GIVEN EXERCISE:
Reproduce the listing word for word. Skip any image.

GIVEN INFORMATION:

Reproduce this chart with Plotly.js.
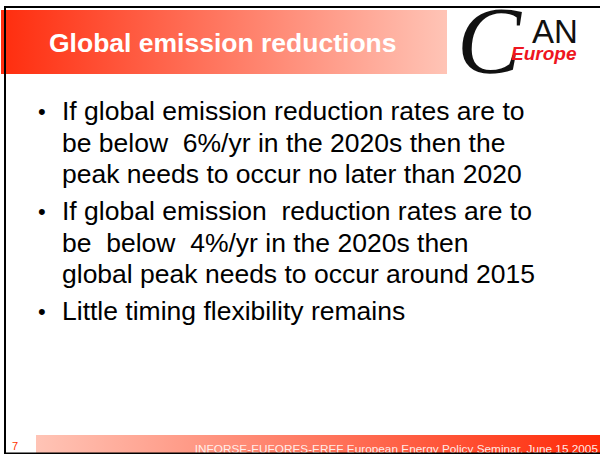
<!DOCTYPE html>
<html>
<head>
<meta charset="utf-8">
<script src="https://cdn.plot.ly/plotly-3.0.1.min.js"></script>
<style>
  html, body { margin: 0; padding: 0; background: #ffffff; overflow: hidden; }
  #slide { width: 600px; height: 454px; overflow: hidden; }
</style>
</head>
<body>
<div id="slide"></div>
<script>
// slide content
const slideTitle = "Global emission reductions";
const bulletPoints = [
    ["If global emission reduction rates are to",
     "be below\u00a0 6%/yr in the 2020s then the",
     "peak needs to occur no later than 2020"],
    ["If global emission\u00a0 reduction rates are to",
     "be\u00a0 below\u00a0 4%/yr in the 2020s then",
     "global peak needs to occur around 2015"],
    ["Little timing flexibility remains"]
];
const footerText = "INFORSE-EUFORES-EREF European Energy Policy Seminar, June 15 2005";
const slideNumber = "7";
const logoParts = ["C", "AN", "Europe"];

const SANS = "Liberation Sans, Arial, sans-serif";
const RED = "#ff2d0e";
const PINK = "#ffc4b6";

function gradientBox(x0, x1, y0, y1, scale) {
    return {
        x: [x0, x1, x1, x0, x0],
        y: [y0, y0, y1, y1, y0],
        mode: 'lines',
        fill: 'toself',
        fillgradient: { type: 'horizontal', colorscale: scale },
        line: { width: 0 },
        hoverinfo: 'skip'
    };
}

const traces = [
    gradientBox(1, 447, 10, 74, [[0, RED], [1, PINK]]),
    gradientBox(36, 600, 435, 454, [[0, PINK], [1, "#ff2a08"]]),
    {
        x: [598],
        y: [450.5],
        mode: 'text',
        text: [footerText],
        textposition: 'middle left',
        textfont: { family: SANS, size: 11.8, color: "rgba(255,246,243,0.95)" },
        hoverinfo: 'skip'
    }
];

const annotations = [];

// header title
annotations.push({
    x: 49, y: 43, xref: 'x', yref: 'y', xanchor: 'left', yanchor: 'middle',
    text: slideTitle, showarrow: false, borderpad: 0, borderwidth: 0,
    font: { family: SANS, size: 26.5, color: "#ffffff", weight: 'bold' }
});

// bullets, one annotation per text line
const LINE_STEP = 31.5;
const BULLET_GAP = 5.5;
let baseline = 120;
bulletPoints.forEach(lines => {
    annotations.push({
        x: 41.5, y: baseline - 9, xref: 'x', yref: 'y', xanchor: 'center', yanchor: 'middle',
        text: "\u2022", showarrow: false, borderpad: 0, borderwidth: 0,
        font: { family: SANS, size: 22, color: "#000000" }
    });
    lines.forEach((line, i) => {
        annotations.push({
            x: 62, y: baseline + i * LINE_STEP - 9, xref: 'x', yref: 'y',
            xanchor: 'left', yanchor: 'middle',
            text: line, showarrow: false, borderpad: 0, borderwidth: 0,
            font: { family: SANS, size: 26.5, color: "#000000" }
        });
    });
    baseline += lines.length * LINE_STEP + BULLET_GAP;
});

// logo approximated with text
annotations.push({
    x: 489, y: 40, xref: 'x', yref: 'y', xanchor: 'center', yanchor: 'middle',
    text: logoParts[0], showarrow: false, borderpad: 0, borderwidth: 0,
    font: { family: "Liberation Serif, serif", size: 96, color: "#111111", style: 'italic' }
});
annotations.push({
    x: 578, y: 31, xref: 'x', yref: 'y', xanchor: 'right', yanchor: 'middle',
    text: logoParts[1], showarrow: false, borderpad: 0, borderwidth: 0,
    font: { family: SANS, size: 33, color: "#111111" }
});
annotations.push({
    x: 577, y: 53, xref: 'x', yref: 'y', xanchor: 'right', yanchor: 'middle',
    text: logoParts[2], showarrow: false, borderpad: 0, borderwidth: 0,
    font: { family: SANS, size: 19, color: "#ee1520", weight: 'bold', style: 'italic' }
});

// slide number
annotations.push({
    x: 12, y: 446, xref: 'x', yref: 'y', xanchor: 'left', yanchor: 'middle',
    text: slideNumber, showarrow: false, borderpad: 0, borderwidth: 0,
    font: { family: SANS, size: 11, color: "#ff3300" }
});

const frame = { type: 'line', xref: 'x', yref: 'y', layer: 'above', line: { color: "#000000", width: 2 } };
const shapes = [
    Object.assign({}, frame, { x0: 4, x1: 600, y0: 7, y1: 7 }),
    Object.assign({}, frame, { x0: 5, x1: 5, y0: 6, y1: 454 }),
    Object.assign({}, frame, { x0: 4, x1: 600, y0: 453.5, y1: 453.5 })
];

const layout = {
    width: 600,
    height: 454,
    margin: { t: 0, r: 0, b: 0, l: 0 },
    paper_bgcolor: "#ffffff",
    plot_bgcolor: "#ffffff",
    showlegend: false,
    xaxis: { range: [0, 600], visible: false, fixedrange: true },
    yaxis: { range: [454, 0], visible: false, fixedrange: true },
    annotations: annotations,
    shapes: shapes
};

Plotly.newPlot('slide', traces, layout, { staticPlot: true, displayModeBar: false });
</script>
</body>
</html>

RESPONSE TO THIS TASK:
Reproduce this chart with Plotly.js.
<!DOCTYPE html>
<html>
<head>
<meta charset="utf-8">
<script src="https://cdn.plot.ly/plotly-3.0.1.min.js"></script>
<style>
  html, body { margin: 0; padding: 0; background: #ffffff; overflow: hidden; }
  #slide { width: 600px; height: 454px; overflow: hidden; }
</style>
</head>
<body>
<div id="slide"></div>
<script>
// slide content
const slideTitle = "Global emission reductions";
const bulletPoints = [
    ["If global emission reduction rates are to",
     "be below\u00a0 6%/yr in the 2020s then the",
     "peak needs to occur no later than 2020"],
    ["If global emission\u00a0 reduction rates are to",
     "be\u00a0 below\u00a0 4%/yr in the 2020s then",
     "global peak needs to occur around 2015"],
    ["Little timing flexibility remains"]
];
const footerText = "INFORSE-EUFORES-EREF European Energy Policy Seminar, June 15 2005";
const slideNumber = "7";
const logoParts = ["C", "AN", "Europe"];

const SANS = "Liberation Sans, Arial, sans-serif";
const RED = "#ff2d0e";
const PINK = "#ffc4b6";

function gradientBox(x0, x1, y0, y1, scale) {
    return {
        x: [x0, x1, x1, x0, x0],
        y: [y0, y0, y1, y1, y0],
        mode: 'lines',
        fill: 'toself',
        fillgradient: { type: 'horizontal', colorscale: scale },
        line: { width: 0 },
        hoverinfo: 'skip'
    };
}

const traces = [
    gradientBox(1, 447, 10, 74, [[0, RED], [1, PINK]]),
    gradientBox(36, 600, 435, 454, [[0, PINK], [1, "#ff2a08"]]),
    {
        x: [598],
        y: [450.5],
        mode: 'text',
        text: [footerText],
        textposition: 'middle left',
        textfont: { family: SANS, size: 11.8, color: "rgba(255,246,243,0.95)" },
        hoverinfo: 'skip'
    }
];

const annotations = [];

// header title
annotations.push({
    x: 49, y: 43, xref: 'x', yref: 'y', xanchor: 'left', yanchor: 'middle',
    text: slideTitle, showarrow: false, borderpad: 0, borderwidth: 0,
    font: { family: SANS, size: 26.5, color: "#ffffff", weight: 'bold' }
});

// bullets, one annotation per text line
const LINE_STEP = 31.5;
const BULLET_GAP = 5.5;
let baseline = 120;
bulletPoints.forEach(lines => {
    annotations.push({
        x: 41.5, y: baseline - 9, xref: 'x', yref: 'y', xanchor: 'center', yanchor: 'middle',
        text: "\u2022", showarrow: false, borderpad: 0, borderwidth: 0,
        font: { family: SANS, size: 22, color: "#000000" }
    });
    lines.forEach((line, i) => {
        annotations.push({
            x: 62, y: baseline + i * LINE_STEP - 9, xref: 'x', yref: 'y',
            xanchor: 'left', yanchor: 'middle',
            text: line, showarrow: false, borderpad: 0, borderwidth: 0,
            font: { family: SANS, size: 26.5, color: "#000000" }
        });
    });
    baseline += lines.length * LINE_STEP + BULLET_GAP;
});

// logo approximated with text
annotations.push({
    x: 489, y: 40, xref: 'x', yref: 'y', xanchor: 'center', yanchor: 'middle',
    text: logoParts[0], showarrow: false, borderpad: 0, borderwidth: 0,
    font: { family: "Liberation Serif, serif", size: 96, color: "#111111", style: 'italic' }
});
annotations.push({
    x: 578, y: 31, xref: 'x', yref: 'y', xanchor: 'right', yanchor: 'middle',
    text: logoParts[1], showarrow: false, borderpad: 0, borderwidth: 0,
    font: { family: SANS, size: 33, color: "#111111" }
});
annotations.push({
    x: 577, y: 53, xref: 'x', yref: 'y', xanchor: 'right', yanchor: 'middle',
    text: logoParts[2], showarrow: false, borderpad: 0, borderwidth: 0,
    font: { family: SANS, size: 19, color: "#ee1520", weight: 'bold', style: 'italic' }
});

// slide number
annotations.push({
    x: 12, y: 446, xref: 'x', yref: 'y', xanchor: 'left', yanchor: 'middle',
    text: slideNumber, showarrow: false, borderpad: 0, borderwidth: 0,
    font: { family: SANS, size: 11, color: "#ff3300" }
});

const frame = { type: 'line', xref: 'x', yref: 'y', layer: 'above', line: { color: "#000000", width: 2 } };
const shapes = [
    Object.assign({}, frame, { x0: 4, x1: 600, y0: 7, y1: 7 }),
    Object.assign({}, frame, { x0: 5, x1: 5, y0: 6, y1: 454 }),
    Object.assign({}, frame, { x0: 4, x1: 600, y0: 453.5, y1: 453.5 })
];

const layout = {
    width: 600,
    height: 454,
    margin: { t: 0, r: 0, b: 0, l: 0 },
    paper_bgcolor: "#ffffff",
    plot_bgcolor: "#ffffff",
    showlegend: false,
    xaxis: { range: [0, 600], visible: false, fixedrange: true },
    yaxis: { range: [454, 0], visible: false, fixedrange: true },
    annotations: annotations,
    shapes: shapes
};

Plotly.newPlot('slide', traces, layout, { staticPlot: true, displayModeBar: false });
</script>
</body>
</html>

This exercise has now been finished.